Payrolls Rise in August, But Labor Market is Cooling

Tuesday, September 5th, 2023

Today's jobs report revealed that the US labor market, while still adding jobs, shows clear signs of cooling. Payrolls increased by 187,000 in August. However, jobs added in June and July were revised down by a combined 110,000, bringing the three-month average employment change to just under 150,000, the lowest level since December 2019. Earlier data from JOLTS (Job Openings and Labor Turnover Survey) showed that job openings, voluntary quits, and hiring were down—all of which points to a cooling job market, which the Fed should view constructively.

Average hourly earnings increased by 4.3 percent year-over-year in August, showing wage gains continue to slow since last year's peak of 5.9 percent. Still, the rate of wage growth is well above prepandemic levels and is likely continuing to contribute to underlying consumer inflation. Given persistent signs of strength in consumer spending despite gradual cooling in the labor market—and elevated wage and consumer price inflation—we expect the Federal Reserve will raise interest rates at least once more before the end of 2023.

Unemployment rate ticked up in August

The Household Survey revealed that the unemployment rate rose to 3.8 percent in August from 3.5 percent in July. The increase can be attributed to the change in the labor force participation rate, which edged up by 0.2 percentage points to 62.8 percent. While participation rose, August's data reflects a 514,000 increase in the number of unemployed persons compared to a 222,000 rise in the number of employed persons.

Participation increased for all age groups, with the largest gains occurring in younger populations. In August, labor force participation rose by 0.6 percentage points to 71.2 percent in the 20–24 age group, and by 1.2 ppts to 36.9 percent in the 16-19 age group. However, labor force participation in the 20-24 age group—as well as among older workers (65+)—remains lower than prepandemic levels. As a result, overall labor force participation remains 0.5 ppts below the February 2020 level.

In-person services lead job gains

The Establishment Survey revealed that the largest gains in payrolls were in in-person services. Three sectors—health care (+70,900), social assistance (+26,400), and leisure and hospitality (+40,000)—accounted for 73 percent of job gains in August. These industries still face labor shortages with job openings remaining elevated. Indeed, they are expected to add jobs even during a downturn.

The construction industry also added jobs (+22,000) in August, with gains concentrated in nonresidential construction fueled by increased federal infrastructure spending and factory-building. Other notable job gains were recorded in manufacturing (+16,000) and professional and business services (+19,000).
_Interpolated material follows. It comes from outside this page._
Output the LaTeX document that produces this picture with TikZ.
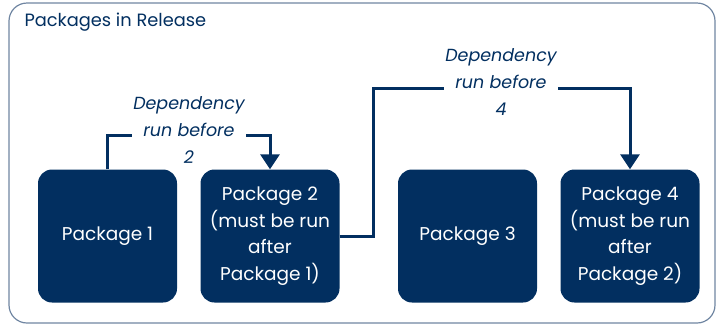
\documentclass[tikz,border=0pt]{standalone}
\usepackage{fontspec}
\setmainfont{Poppins}
\usetikzlibrary{arrows.meta}
\definecolor{hpnavy}{RGB}{2,47,96}
\definecolor{framegray}{RGB}{112,134,162}

\begin{document}
\begin{tikzpicture}[x=1pt,y=-1pt,
  pkg/.style={fill=hpnavy, rounded corners=14pt, minimum width=139pt, minimum height=133pt,
    text=white, align=center, inner sep=0pt, font=\fontsize{18.5}{26.5}\selectfont},
  dep/.style={fill=white, inner sep=1pt, align=center, text=hpnavy,
    font=\fontsize{17.5}{27}\selectfont\itshape},
  link/.style={hpnavy, line width=3pt, -{Triangle[width=19pt,length=15pt]}},
]
\useasboundingbox (0,0) rectangle (719,325);
% Moldura
\draw[framegray, line width=1.2pt, rounded corners=18pt] (9,3) rectangle (715,323);
\node[anchor=west, text=hpnavy, font=\fontsize{17.8}{20}\selectfont] (title) at (21,22) {Packages in Release};
% Pacotes
\node[pkg] (p1) at (107.5,236) {Package 1};
\node[pkg] (p2) at (270,236) {Package 2\\(must be run\\after\\Package 1)};
\node[pkg] (p3) at (467.5,236) {Package 3};
\node[pkg] (p4) at (630,236) {Package 4\\(must be run\\after\\Package 2)};
% Dependências
\coordinate (k1) at (189,135);
\coordinate (k2) at (373,88);
\draw[link] (p1.north) |- (k1) -| (p2.north);
\draw[link] (p2.east) -| (k2) -| (p4.north);
\node[dep] (d1) at (189,130) {Dependency\\run before\\2};
\node[dep] (d2) at (501,82) {Dependency\\run before\\4};
\end{tikzpicture}
\end{document}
Signs of further cooling ahead

Recent trends in consumers' behavior shifting their spending away from goods and towards services continued in August. Industries that added jobs during the pandemic recorded further job losses in August. Transportation and warehousing recorded job losses of −34,200, which include 30,000 layoffs from Yellow Corporation. The information services sector saw jobs losses of −15,000, mostly attributed to the Hollywood worker strikes. This sector has also cut jobs due to layoffs in the tech industry since November. Temporary help services—a leading indicator for hiring—continued to shed jobs, losing another −18,900 in August. This brought the cumulative losses in the industry to −241,500 in total since its peak in March 2022.

We see clear signs of a cooling labor market in recent data, given declines in job openings and voluntary quits, a rising unemployment rate, and the negative shift in consumer confidence for the labor market outlook. The Conference Board forecasts a short and shallow recession by the end of 2023 into early 2024, as high interest rates, declining pandemic savings, and the resumption of mandatory student loan repayments are all likely to negatively impact consumer spending.

As the economy slows, we expect the unemployment rate will rise further. However, once we are out of recession, labor demand will likely recover quickly as the economy rebounds. In the long term, labor shortages are expected to persist as the population continues to age.